By the time this goes to print, Game of Thrones will have returned on the 24th April, and with it, we embark on a perilous journey into the unknown. The television series has shot past George R.R. Martin’s established books, and now we will see whether David Benioff and D.B. Weiss (and the host of other writers involved) will fall or fly on their own. The signs are encouraging. Natalie Dormer, who plays Margaery Tyrell in the show, has gone on record to say that the writers “know where it’s got to go and what [George Martin]’s intentions for the characters are…they are just filling in the gaps.” Reassuringly then, Martin’s hand still has a place on the reins.

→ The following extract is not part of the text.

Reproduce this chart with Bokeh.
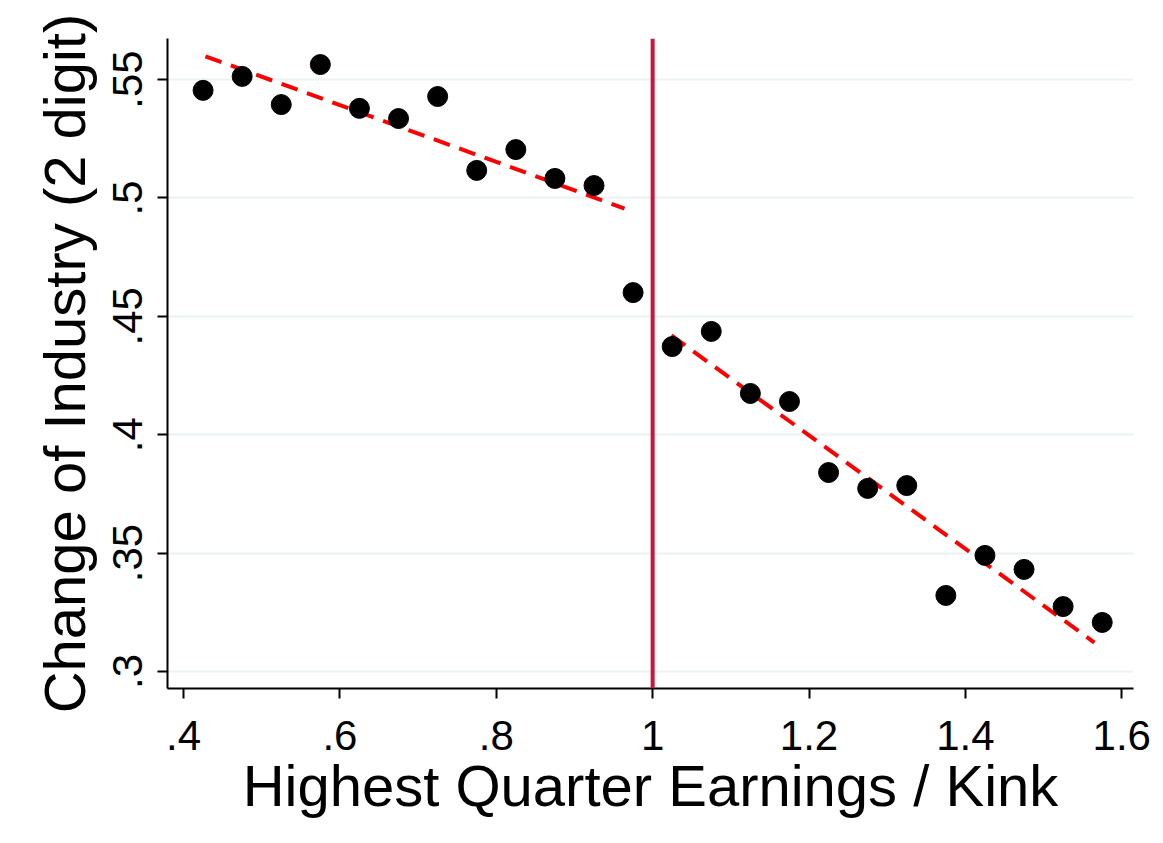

“it Feels that the writers’ selectiveness with what they have not included has been spot-on”
The ways in which the show has already deviated from the books also leave room for optimism. Tyrion arriving in Meereen, with all his political cunning and savvy, is exciting. The marriage of Sansa Stark to Ramsay Bolton has worked well, especially culminating as it did with her and Theon’s attempted escape. The Hound’s death at the hands of Brienne is far more interesting than the equivalent in the books. And the setup for the Night’s King was spine-chilling – a textbook fantasy introduction of ‘the nemesis’.
In addition, it feels that the writers’ selectiveness with what they have not included has been spot-on; the removal (so far) of characters like Euron Greyjoy, Lady Stoneheart, Coldhands and Quentyn Martell, have provided the show with an intense focus far more suited to the screen. My only complaint is that the books’ Aegon Targaryen storyline, now seemingly bypassed, had the potential to bring fresh vitality to the war for the Iron Throne, but perhaps the writers felt that a narrower focus would guarantee greater quality.
The end of Season Five left us with a number of huge, pressing (mainly death-related) questions. Is Stannis Baratheon dead? Apparently, despite his continued survival in the books, he is – The episode’s director David Nutter has confirmed it. Did Sansa and Theon successfully escape? Theon does in the books, albeit with a different woman, so it seems likely. Is Myrcella Baratheon dead, poisoned by a Dorne and miles out to sea? I’d guess so. What’s going to happen to Daenerys, stranded and confronted by a Dothraki horde?
“everyone involved in the show is adamant that he’s dead”
And, most importantly, is Jon Snow really dead? This is the question everyone is waiting for the answer to. It appears that he is. Everyone involved in the show is adamant that he’s dead. However, in a world of dragons and the undead, would it surprise anyone in the least if he returned? A number of factors make this seem likely.
Firstly, the exclusion of Catelyn Stark’s resurrection as Lady Stoneheart, as well as the removal of Mance Rayder’s faux-death, leave the writers room to include Jon Snow’s return. If every major character who died could be brought back there would be no suspense, after all. In addition, Melisandre’s arrival at Castle Black towards the end of Season Five put a magic-user (with interests in Jon Snow) in close proximity. Finally, come on – Jon Snow is one of the best characters in the show. Surely they wouldn’t get rid of him.
So we return to week after week of shock and delight, readers and non-readers now united in ignorance. Personally, as well as the show itself, I can’t wait for the inevitable, great conversations that follow every episode.